To watch the full video of the “Innovations to House the Homeless” panel, please click here »
Innovations to house the homeless
In his framing remarks to open the summit’s final panel, Painter noted that the current homelessness crisis requires collaboration and commitment from all stakeholders, including the research community.
“Part of that work is to take the collective talents and energy from a group of researchers to bring not only the best practices and evidence base to policymakers but also to think about what we don’t know to close the gaps that we face in terms of housing the homeless,” Painter said.
Through the Homeless Policy Research Institute (HPRI), a new partnership between the Price Center for Social Innovation and the United Way of Greater Los Angeles Home for Good Initiative, researchers will work to help end homelessness through increased collaboration and coordination. As part of HPRI, researchers share research with policymakers and community partners to inform on-the-ground work, conduct rapid-response policy research to inform policy and program design, and provide assistance in developing and coordinating requests for proposals for homelessness research.
Two of the USC Price Center for Social Innovation’s collaborators on HPRI participated in the panel: Chris Ko from the United Way of Greater Los Angeles and Andrea Iloulian from the Conrad N. Hilton Foundation. They were joined by Kevin Murray of the Weingart Center and Dora Gallo from A Community of Friends.
Iloulian started the panel by noting that the solution to homelessness is more housing.
“When we’re talking about innovating for individuals experiencing homelessness, we’re not necessarily talking about redefining what the solution is,” Iloulian said. “We’re talking about the little pieces of the process that still could use some innovation around expediting development or innovating around long-term housing retention.
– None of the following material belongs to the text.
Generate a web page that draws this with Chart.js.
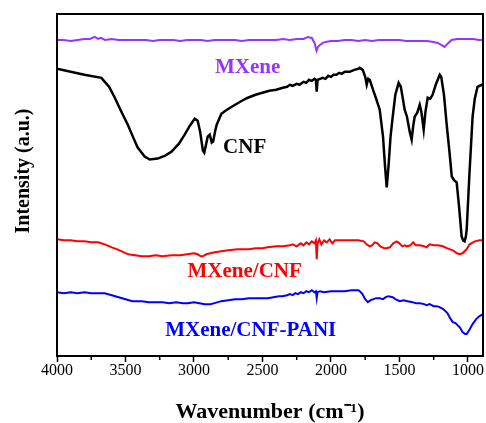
<!DOCTYPE html>
<html>
<head>
<meta charset="utf-8">
<script src="https://cdn.jsdelivr.net/npm/chart.js@4"></script>
<style>
  html, body { margin: 0; padding: 0; background: #fff; }
  #wrap { width: 486px; height: 423px; position: relative; }
</style>
</head>
<body>
<div id="wrap"><canvas id="chart"></canvas></div>
<script>
// FTIR spectra, values (arbitrary intensity units)
const mxeneWn = [4000,3950,3900,3850,3800,3760,3725,3700,3680,3650,3600,3550,3500,3450,3400,3350,3300,3250,3200,3150,3100,3050,3000,2950,2900,2850,2800,2750,2700,2650,2600,2550,2500,2450,2400,2350,2300,2250,2200,2168,2140,2120,2105,2095,2080,2060,2040,2000,1950,1900,1850,1800,1750,1700,1650,1600,1550,1500,1450,1400,1350,1300,1250,1220,1195,1170,1150,1120,1080,1040,1000,960,920,890];
const mxeneVal = [317,317,316,317,318,318,320,318,319,317,318,317,317,317,317,317,316,317,317,317,316,317,317,317,316,317,317,317,317,316,317,317,317,317,317,318,317,318,318,320,319,314,306,310,312,314,315,316,316,317,317,316,317,316,317,317,317,317,316,316,316,316,315,314,312,310,313,317,318,318,318,318,317,317];

const cnfWn = [4000,3900,3800,3676,3620,3578,3530,3483,3440,3411,3360,3323,3265,3210,3163,3110,3068,3030,2995,2973,2955,2935,2925,2912,2900,2885,2870,2860,2845,2834,2800,2760,2700,2650,2607,2550,2500,2450,2400,2352,2320,2300,2280,2250,2230,2200,2180,2160,2140,2120,2110,2104,2098,2080,2060,2040,2020,2000,1980,1960,1940,1920,1900,1863,1830,1800,1790,1768,1750,1739,1728,1717,1690,1670,1644,1620,1605,1593,1580,1565,1549,1530,1506,1490,1475,1462,1445,1425,1411,1400,1389,1370,1352,1340,1323,1310,1294,1275,1258,1235,1206,1195,1175,1155,1135,1118,1100,1082,1065,1046,1035,1024,1015,1009,990,966,950,930,900,890];
const cnfVal = [288,285,282,279,270,259,245,232,218,209,200,197,198,201,205,213,222,231,238,236,225,206,204,212,220,222,214,215,226,232,243,247,252,256,259,262,264,266,267,269,270,272,271,273,272,275,274,277,276,278,277,265,277,278,279,278,281,280,282,282,284,283,285,285,287,288,289,287,280,272,278,277,266,258,247,220,190,169,190,220,240,262,274,270,258,247,240,225,217,230,240,244,252,245,227,245,259,258,262,272,282,280,262,232,205,180,176,174,150,120,116,115,120,127,180,240,258,270,272,271];

const mcWn = [4000,3950,3900,3850,3800,3750,3700,3651,3600,3560,3527,3480,3430,3381,3330,3280,3230,3163,3100,3050,3000,2973,2950,2936,2910,2880,2849,2800,2750,2681,2600,2550,2500,2462,2400,2350,2300,2280,2250,2220,2200,2180,2160,2140,2120,2110,2104,2098,2085,2070,2050,2030,2010,1990,1970,1950,1900,1850,1800,1760,1740,1717,1700,1680,1660,1640,1610,1593,1570,1545,1520,1500,1480,1460,1447,1420,1400,1380,1350,1320,1301,1280,1250,1220,1184,1150,1110,1080,1060,1040,1010,988,950,915,890];
const mcVal = [117,116,116,115,115,114,114,112,109,107,105,102,101,100,100,101,100,101,101,102,103,102,100,100,102,103,104,105,106,107,107,108,108,109,110,110,111,112,110,113,111,114,112,115,113,116,97,113,117,112,116,114,117,113,116,116,116,116,116,115,112,110,111,114,113,110,108,108,109,113,115,113,110,111,110,111,114,111,111,110,109,112,111,111,110,108,106,103,102,103,107,112,115,116,116];

const mcpWn = [4000,3950,3900,3850,3800,3750,3700,3651,3600,3550,3500,3450,3400,3381,3330,3280,3230,3180,3130,3080,3045,3000,2960,2921,2880,2850,2800,2750,2700,2650,2600,2550,2500,2462,2420,2380,2353,2320,2300,2280,2260,2240,2220,2200,2180,2160,2140,2120,2110,2104,2098,2080,2050,2000,1950,1900,1850,1800,1790,1770,1750,1731,1710,1690,1670,1644,1620,1600,1580,1549,1530,1498,1470,1440,1404,1380,1350,1320,1301,1280,1250,1230,1206,1180,1150,1130,1111,1090,1070,1060,1040,1020,1009,990,966,940,915,890];
const mcpVal = [64,63,64,63,64,63,63,63,61,59,57,55,55,55,54,54,54,53,54,53,53,54,53,52,52,53,55,56,57,57,58,58,58,58,59,60,60,61,62,61,63,62,64,63,65,64,66,64,65,58,64,65,64,65,65,65,66,66,65,62,57,54,56,57,58,58,57,59,60,59,57,55,56,55,54,53,53,52,51,52,50,50,49,47,43,38,34,33,30,29,24,22,22,26,32,37,40,42];

const seriesNames = ['MXene', 'CNF', 'MXene/CNF', 'MXene/CNF-PANI'];
const seriesColors = ['#9933ff', '#000000', '#ff0000', '#0000ff'];
// label anchor in data units (wavenumber, intensity)
const labelWn = [2608, 2630, 2630, 2586];
const labelVal = [289, 209, 85, 25];

const xTickLabels = [4000, 3500, 3000, 2500, 2000, 1500, 1000];
const minorTicks = [3750, 3250, 2750, 2250, 1750, 1250];

const serif = '"Times New Roman", "Liberation Serif", serif';

const toPoints = (wn, val) => wn.map((w, i) => ({ x: w, y: val[i] }));
const allWn = [mxeneWn, cnfWn, mcWn, mcpWn];
const allVal = [mxeneVal, cnfVal, mcVal, mcpVal];

const datasets = seriesNames.map((name, i) => ({
  label: name,
  data: toPoints(allWn[i], allVal[i]),
  borderColor: seriesColors[i],
  backgroundColor: seriesColors[i],
  borderWidth: i === 1 ? 2.5 : 2,
  pointRadius: 0,
  tension: 0,
}));

const framePlugin = {
  id: 'frame',
  afterDatasetsDraw(chart) {
    const { ctx, chartArea: a, scales } = chart;
    ctx.save();
    ctx.strokeStyle = '#000';
    ctx.lineWidth = 2;
    ctx.strokeRect(a.left, a.top, a.right - a.left, a.bottom - a.top);
    // minor ticks
    ctx.lineWidth = 1.5;
    minorTicks.forEach(v => {
      const x = scales.x.getPixelForValue(v);
      ctx.beginPath();
      ctx.moveTo(x, a.bottom);
      ctx.lineTo(x, a.bottom + 4);
      ctx.stroke();
    });
    // series labels
    ctx.font = 'bold 21px ' + serif;
    ctx.textAlign = 'center';
    ctx.textBaseline = 'middle';
    seriesNames.forEach((name, i) => {
      ctx.fillStyle = seriesColors[i];
      ctx.fillText(name, scales.x.getPixelForValue(labelWn[i]), scales.y.getPixelForValue(labelVal[i]));
    });
    // y title
    ctx.fillStyle = '#000';
    ctx.font = 'bold 20px ' + serif;
    ctx.translate(24, 171);
    ctx.rotate(-Math.PI / 2);
    ctx.fillText('Intensity (a.u.)', 0, 0);
    ctx.restore();
  }
};

new Chart(document.getElementById('chart'), {
  type: 'line',
  data: { datasets },
  options: {
    responsive: true,
    maintainAspectRatio: false,
    animation: false,
    layout: { padding: { top: 14, right: 3, left: 0, bottom: 0 } },
    plugins: {
      legend: { display: false },
      tooltip: { enabled: false },
    },
    scales: {
      x: {
        type: 'linear',
        reverse: true,
        min: 890,
        max: 4000,
        border: { display: false },
        grid: {
          drawOnChartArea: false,
          drawTicks: true,
          tickLength: 6,
          tickWidth: 1.5,
          tickColor: '#000',
        },
        afterBuildTicks: (s) => { s.ticks = xTickLabels.map(v => ({ value: v })); },
        ticks: {
          autoSkip: false,
          maxRotation: 0,
          color: '#000',
          padding: -1,
          font: { family: serif, size: 16 },
          callback: (v) => String(v),
        },
        title: {
          display: true,
          text: 'Wavenumber (cm\u207B\u00B9)',
          color: '#000',
          font: { family: serif, size: 22, weight: 'bold', lineHeight: 1 },
          padding: { top: 0, bottom: 0 },
        },
        afterFit: (s) => { s.height = 67; },
      },
      y: {
        min: 0,
        max: 343,
        border: { display: false },
        grid: { display: false },
        ticks: { display: false },
        afterFit: (s) => { s.width = 57; },
      },
    },
  },
  plugins: [framePlugin],
});
</script>
</body>
</html>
It’s not that we’re starting from scratch and we’re trying to find the cure.”
Throughout the discussion, panelists spoke to the palpable tension between short-term interventions versus long-term approaches to house the homeless. While Murray agreed with the need to add housing, he argued that stakeholders are too focused on long-term interventions, at the expense of transitional housing.
“…everyone goes to housing first at the exclusion of everything else…,” said Murray, a former California state legislator.
Ko responded that there are still thousands of transitional housing units in the City of Los Angeles, and that there is likely more money from the general fund going toward shelters now than ever before.
Iloulian added that, because people enter homelessness for multiple reasons, it will take a holistic approach to solve the problem. She ended with a plea that a lot of the best innovations in housing development come from the for-profit real estate world, and encouraged the real estate community to identify strategies for cost savings.
A private sector perspective on housing innovations
One such real estate investor is Eddie Lorin, a sponsor of the Summit, who concluded the day by stressing the need to improve old housing stock in addition to developing new affordable housing. His firm, Strategic Realty Capital, is creating the first naturally occurring affordable housing property in Los Angeles by turning approximately 50 units in Koreatown and making half of them affordable.
“I’m an affordable housing preservationist looking to make change in the world one apartment at a time,” Lorin said. “As everyone said today, there’s not one solution, there’s 10 — and we need to do all 10.”